O Bauru toma emprestada essa ideia e a leva ao extremo quando posiciona seus dois pivôs titulares no perímetro. O legendário argentino disse que é muito difícil lidar com algo assim. ''É algo totalmente distinto. Sinceramente, não temos muita experiência com equipes assim na Europa. Não há nenhuma equipe que jogue desta maneira'', afirmou. ''Temos de fazer alguns ajustes, pois ontem tínhamos a partida bastante controlada até que eles começaram a abrir os dois grandalhões para o tiro exterior, e aí o jogo saiu das nossas mãos. Rafa esteve em um nível altíssimo, com uma porcentagem incrível, mas que sabemos que não é nada de outro mundo, que tem feito isso na liga brasileira todos os dias.
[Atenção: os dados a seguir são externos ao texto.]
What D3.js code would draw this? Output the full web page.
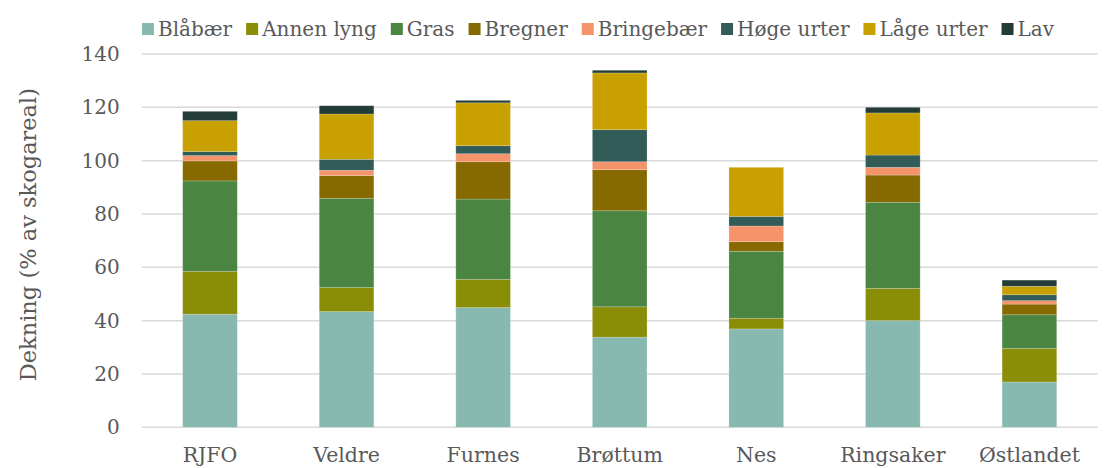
<!DOCTYPE html>
<html><head><meta charset="utf-8">
<script src="https://cdn.jsdelivr.net/npm/d3@7"></script>
<style>
body{margin:0;background:#fff;}
text{font-family:"DejaVu Serif",serif;fill:#595959;}
</style></head>
<body><svg id="c" width="1105" height="468"></svg>
<script>
const categories = ["RJFO","Veldre","Furnes","Brøttum","Nes","Ringsaker","Østlandet"];
const seriesNames = ["Blåbær","Annen lyng","Gras","Bregner","Bringebær","Høge urter","Låge urter","Lav"];
const blabaer    = [42.4, 43.4, 44.9, 33.8, 36.9, 40.0, 17.0];
const annenLyng  = [16.1,  9.0, 10.6, 11.4,  4.0, 12.1, 12.6];
const gras       = [33.9, 33.5, 30.1, 36.0, 25.1, 32.3, 12.6];
const bregner    = [ 7.5,  8.5, 14.0, 15.4,  3.6, 10.2,  4.0];
const bringebaer = [ 2.0,  2.0,  3.0,  3.0,  5.9,  2.9,  1.3];
const hogeUrter  = [ 1.5,  4.1,  3.0, 12.0,  3.6,  4.6,  2.2];
const lageUrter  = [11.6, 17.0, 16.1, 21.3, 18.4, 15.8,  3.2];
const lav        = [ 3.5,  3.1,  0.9,  1.0,  0.0,  2.1,  2.3];
const yTicks = [0,20,40,60,80,100,120,140];
const colors = ["#87b9b1","#8a8d06","#4a8642","#866a00","#f5946b","#325c57","#c8a000","#233c38"];

const seriesValues = [blabaer, annenLyng, gras, bregner, bringebaer, hogeUrter, lageUrter, lav];
const rows = categories.map((c,i)=>{const r={cat:c}; seriesNames.forEach((s,j)=>r[s]=seriesValues[j][i]); return r;});

const FS = 20;
const svg = d3.select("#c");
const m = {left:141.7, right:1105-1097.7, top:54, bottom:468-427.3};
const W = 1105, H = 468;
const x = d3.scaleBand().domain(categories).range([m.left, W-m.right]).paddingInner(0.6).paddingOuter(0.3);
const y = d3.scaleLinear().domain([0,140]).range([H-m.bottom, m.top]);

svg.append("g").selectAll("line").data(yTicks).join("line")
  .attr("x1", m.left).attr("x2", W-m.right)
  .attr("y1", d=>y(d)).attr("y2", d=>y(d))
  .attr("stroke", "#d9d9d9").attr("stroke-width", 1.5);

const yAxis = d3.axisLeft(y).tickValues(yTicks).tickSize(0).tickPadding(22);
const gy = svg.append("g").attr("transform", `translate(${m.left},0)`).call(yAxis);
gy.select(".domain").remove();
gy.selectAll("text").attr("font-size", FS).style("font-family","'DejaVu Serif',serif").attr("fill","#595959");

const stack = d3.stack().keys(seriesNames)(rows);
svg.append("g").selectAll("g").data(stack).join("g")
  .attr("fill", (d,i)=>colors[i])
  .selectAll("rect").data(d=>d).join("rect")
  .attr("x", d=>x(d.data.cat)).attr("width", x.bandwidth())
  .attr("y", d=>y(d[1])).attr("height", d=>Math.max(0, y(d[0])-y(d[1])))
  .attr("stroke", "rgba(255,255,255,0.25)").attr("stroke-width", 0.75);

const xAxis = d3.axisBottom(x).tickSize(0).tickPadding(20);
const gx = svg.append("g").attr("transform", `translate(0,${y(0)})`).call(xAxis);
gx.select(".domain").remove();
gx.selectAll("text").attr("font-size", 20.5).style("font-family","'DejaVu Serif',serif").attr("fill","#595959");

svg.append("text").attr("transform", `translate(36,${(y(0)+y(140))/2 - 6}) rotate(-90)`)
  .attr("text-anchor","middle").attr("font-size", 22.5).text("Dekning (% av skogareal)");

const lg = svg.append("g");
const items = lg.selectAll("g").data(seriesNames).join("g");
items.append("rect").attr("width", 12).attr("height", 12).attr("y", -6).attr("fill", (d,i)=>colors[i]);
items.append("text").attr("x", 16).attr("dy", "0.35em").attr("font-size", FS).text(d=>d);
let cx = 0;
items.each(function(){
  const g = d3.select(this);
  g.attr("transform", `translate(${cx},29)`);
  cx += 16 + g.select("text").node().getComputedTextLength() + 14;
});
const total = cx - 14;
lg.attr("transform", `translate(${598 - total/2},0)`);
</script></body></html>
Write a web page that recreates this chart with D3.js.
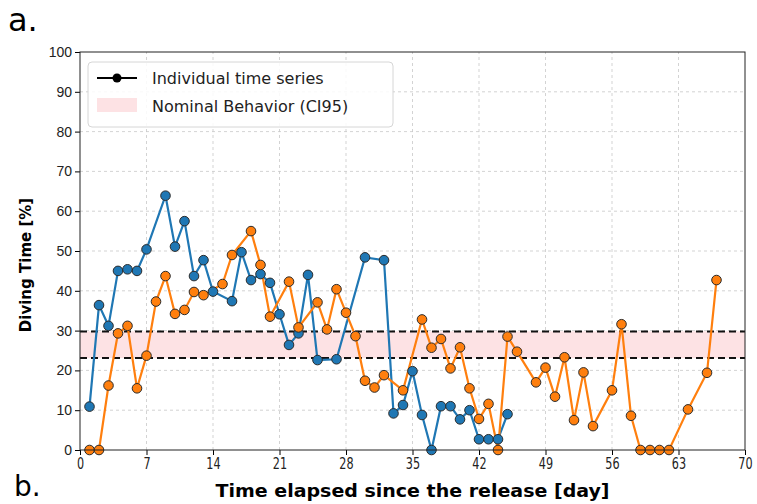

Vamos ter que ajustar um pouquinho a defesa, já que não podem chegar ao triunfo.''

Interessante, não? Quando guerrinha abre seus dois homens altos, parece estar infringindo uma série de regras clássicas do esporte. Pode beirar o absurdo, mesmo. Mas, se dá certo, se rende resultados, como você vai contestar isso? Naturalmente, não podem depender só desse fator que, de primeira, surpreende. O Real vai se planejar para conter esse tipo de armação, e o Bauru já tem de estar preparado para isso e buscar alternativas. Para o restante da concorrência do NBB, creio que vale ficar de olho no que Laso vai planejar e tentar executar.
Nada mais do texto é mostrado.